Pull out every line from the listing that has the word "with".

::: Supplied material

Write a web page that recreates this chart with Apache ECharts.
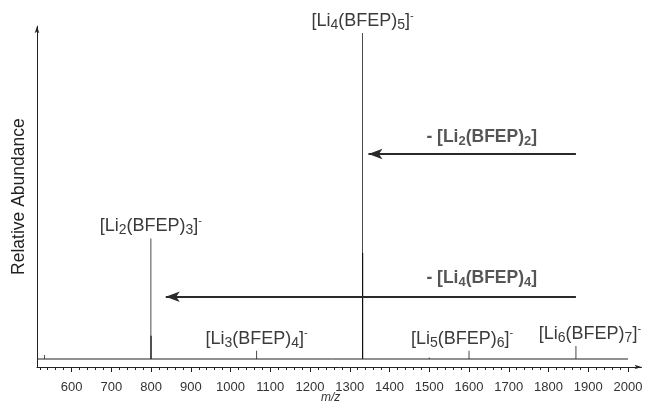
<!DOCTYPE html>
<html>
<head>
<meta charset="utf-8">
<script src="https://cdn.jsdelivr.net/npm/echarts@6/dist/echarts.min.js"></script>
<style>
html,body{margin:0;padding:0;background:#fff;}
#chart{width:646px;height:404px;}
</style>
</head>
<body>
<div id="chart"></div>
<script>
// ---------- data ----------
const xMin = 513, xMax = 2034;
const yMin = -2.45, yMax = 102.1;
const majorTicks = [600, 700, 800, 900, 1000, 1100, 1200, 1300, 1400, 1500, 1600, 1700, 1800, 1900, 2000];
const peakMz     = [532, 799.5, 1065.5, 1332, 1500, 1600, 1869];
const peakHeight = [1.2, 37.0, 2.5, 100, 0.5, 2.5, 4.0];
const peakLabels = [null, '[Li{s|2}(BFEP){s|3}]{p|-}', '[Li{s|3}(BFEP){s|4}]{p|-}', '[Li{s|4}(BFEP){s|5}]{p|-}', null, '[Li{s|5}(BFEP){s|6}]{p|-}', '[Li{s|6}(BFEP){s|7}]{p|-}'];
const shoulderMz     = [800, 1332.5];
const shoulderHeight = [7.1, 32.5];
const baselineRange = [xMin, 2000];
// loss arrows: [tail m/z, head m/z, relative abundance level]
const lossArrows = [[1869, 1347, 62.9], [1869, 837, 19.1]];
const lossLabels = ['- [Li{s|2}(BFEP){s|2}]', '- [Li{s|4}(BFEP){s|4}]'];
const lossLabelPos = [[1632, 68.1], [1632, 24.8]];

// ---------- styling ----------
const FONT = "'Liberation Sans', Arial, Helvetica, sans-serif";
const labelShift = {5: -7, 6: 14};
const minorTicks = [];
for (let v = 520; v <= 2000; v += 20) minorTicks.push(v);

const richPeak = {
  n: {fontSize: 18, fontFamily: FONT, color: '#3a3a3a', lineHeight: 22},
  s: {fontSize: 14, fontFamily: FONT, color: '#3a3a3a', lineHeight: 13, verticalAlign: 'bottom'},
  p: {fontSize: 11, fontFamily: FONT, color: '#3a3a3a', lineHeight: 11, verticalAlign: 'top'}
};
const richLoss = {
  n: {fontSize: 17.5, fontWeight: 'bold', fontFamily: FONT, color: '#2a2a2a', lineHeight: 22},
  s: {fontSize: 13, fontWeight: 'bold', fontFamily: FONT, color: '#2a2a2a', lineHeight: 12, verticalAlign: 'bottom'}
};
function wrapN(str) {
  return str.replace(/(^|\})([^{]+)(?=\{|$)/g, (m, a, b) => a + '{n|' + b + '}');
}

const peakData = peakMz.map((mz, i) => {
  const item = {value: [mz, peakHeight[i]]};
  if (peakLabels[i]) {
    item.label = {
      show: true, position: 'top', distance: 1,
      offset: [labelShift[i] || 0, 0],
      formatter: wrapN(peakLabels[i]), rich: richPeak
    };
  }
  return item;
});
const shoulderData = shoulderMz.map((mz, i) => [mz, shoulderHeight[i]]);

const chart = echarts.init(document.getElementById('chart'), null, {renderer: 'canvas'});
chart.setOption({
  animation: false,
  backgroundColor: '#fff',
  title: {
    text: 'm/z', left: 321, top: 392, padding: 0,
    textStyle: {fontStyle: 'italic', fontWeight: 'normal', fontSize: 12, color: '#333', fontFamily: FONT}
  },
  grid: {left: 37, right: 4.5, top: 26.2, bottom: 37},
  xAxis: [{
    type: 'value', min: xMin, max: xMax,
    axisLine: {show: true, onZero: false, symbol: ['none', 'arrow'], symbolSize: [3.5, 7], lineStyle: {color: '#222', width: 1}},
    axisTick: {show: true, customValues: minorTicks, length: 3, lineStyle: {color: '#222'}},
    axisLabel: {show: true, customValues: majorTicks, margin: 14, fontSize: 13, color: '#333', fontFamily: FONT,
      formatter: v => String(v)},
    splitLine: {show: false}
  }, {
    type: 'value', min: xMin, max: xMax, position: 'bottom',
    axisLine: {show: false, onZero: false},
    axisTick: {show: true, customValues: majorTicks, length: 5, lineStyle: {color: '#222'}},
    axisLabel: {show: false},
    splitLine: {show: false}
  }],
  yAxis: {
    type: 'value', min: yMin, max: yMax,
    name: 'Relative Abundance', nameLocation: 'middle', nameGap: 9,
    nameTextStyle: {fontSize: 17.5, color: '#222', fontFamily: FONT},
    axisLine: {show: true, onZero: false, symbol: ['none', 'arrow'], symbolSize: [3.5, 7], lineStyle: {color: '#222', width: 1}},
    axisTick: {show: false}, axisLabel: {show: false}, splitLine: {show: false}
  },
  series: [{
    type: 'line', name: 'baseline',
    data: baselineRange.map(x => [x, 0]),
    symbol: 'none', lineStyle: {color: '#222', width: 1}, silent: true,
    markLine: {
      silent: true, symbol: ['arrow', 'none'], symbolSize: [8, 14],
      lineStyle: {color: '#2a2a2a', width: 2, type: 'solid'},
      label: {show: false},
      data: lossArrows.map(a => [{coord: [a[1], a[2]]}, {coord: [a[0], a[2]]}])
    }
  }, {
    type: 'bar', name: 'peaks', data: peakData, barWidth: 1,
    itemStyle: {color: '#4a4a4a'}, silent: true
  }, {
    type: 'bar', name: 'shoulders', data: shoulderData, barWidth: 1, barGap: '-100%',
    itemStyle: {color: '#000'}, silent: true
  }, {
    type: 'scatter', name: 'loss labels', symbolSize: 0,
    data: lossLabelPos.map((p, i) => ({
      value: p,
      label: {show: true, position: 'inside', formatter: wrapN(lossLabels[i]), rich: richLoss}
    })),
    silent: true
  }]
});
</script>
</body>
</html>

::::::
::: Supplied material

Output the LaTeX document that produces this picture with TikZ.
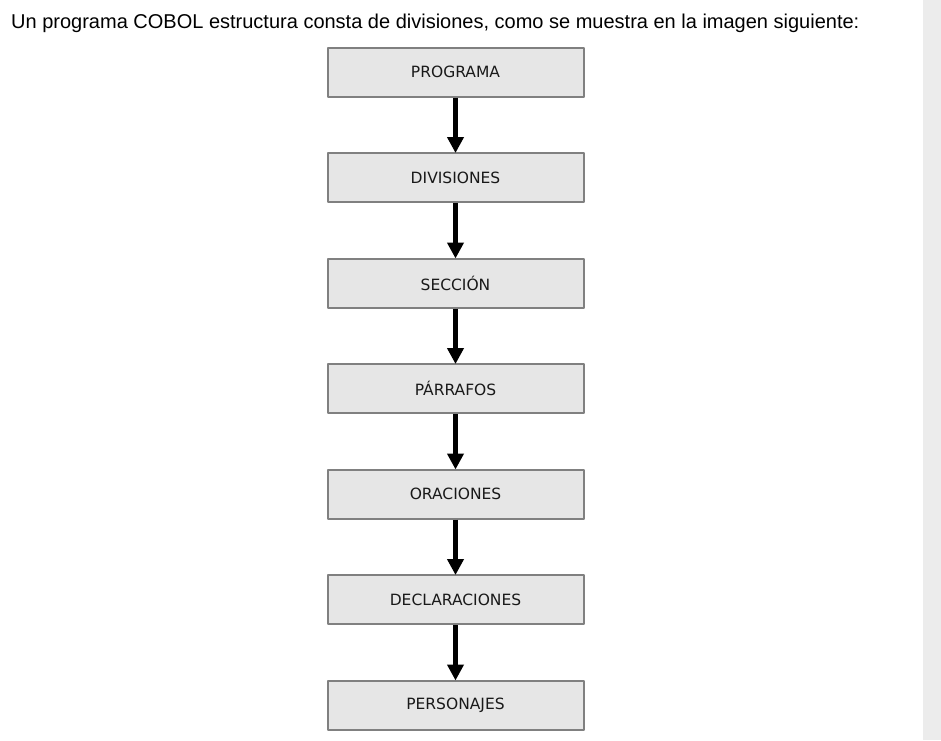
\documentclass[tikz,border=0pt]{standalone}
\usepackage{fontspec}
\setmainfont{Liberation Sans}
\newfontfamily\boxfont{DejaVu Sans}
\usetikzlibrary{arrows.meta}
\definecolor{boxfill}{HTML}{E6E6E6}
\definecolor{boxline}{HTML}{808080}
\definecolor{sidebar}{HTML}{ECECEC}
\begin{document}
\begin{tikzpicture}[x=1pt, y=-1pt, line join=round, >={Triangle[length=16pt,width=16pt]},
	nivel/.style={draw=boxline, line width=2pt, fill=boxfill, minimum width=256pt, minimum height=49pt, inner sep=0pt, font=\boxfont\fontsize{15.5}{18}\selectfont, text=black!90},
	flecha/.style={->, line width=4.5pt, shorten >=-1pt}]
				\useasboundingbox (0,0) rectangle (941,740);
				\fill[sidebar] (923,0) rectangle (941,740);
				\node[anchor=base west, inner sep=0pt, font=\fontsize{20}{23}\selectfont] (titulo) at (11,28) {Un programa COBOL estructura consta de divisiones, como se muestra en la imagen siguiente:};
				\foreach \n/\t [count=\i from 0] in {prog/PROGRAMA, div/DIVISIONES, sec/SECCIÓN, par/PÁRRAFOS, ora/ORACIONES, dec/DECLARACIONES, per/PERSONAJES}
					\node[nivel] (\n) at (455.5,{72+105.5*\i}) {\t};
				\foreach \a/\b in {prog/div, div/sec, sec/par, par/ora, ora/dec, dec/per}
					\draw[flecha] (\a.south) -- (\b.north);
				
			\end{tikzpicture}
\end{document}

::::::
::: Supplied material

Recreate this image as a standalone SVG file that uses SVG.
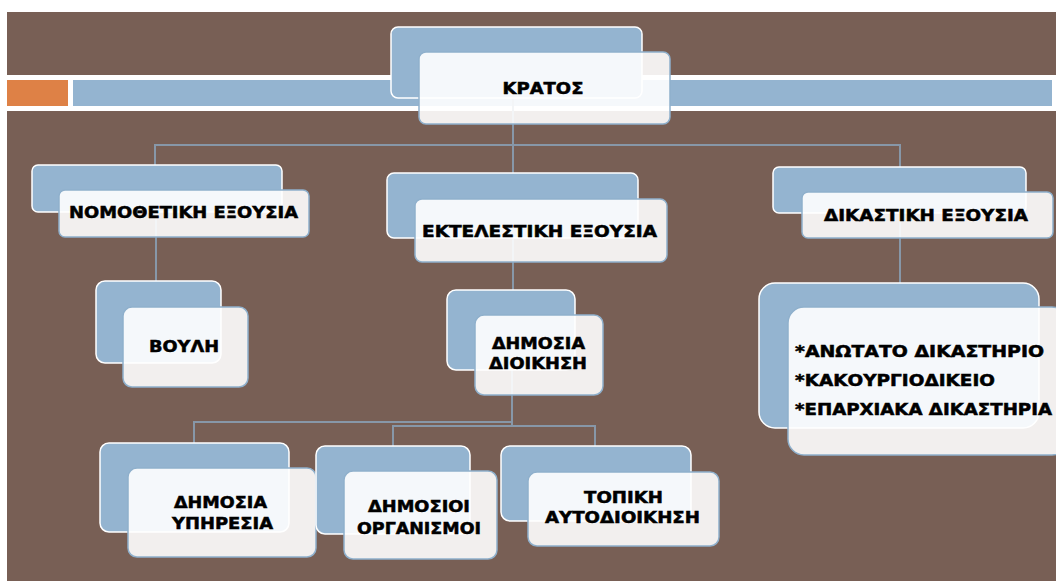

::::::

Expected output
Write a web page that recreates this chart with Apache ECharts.
Output the LaTeX document that produces this picture with TikZ.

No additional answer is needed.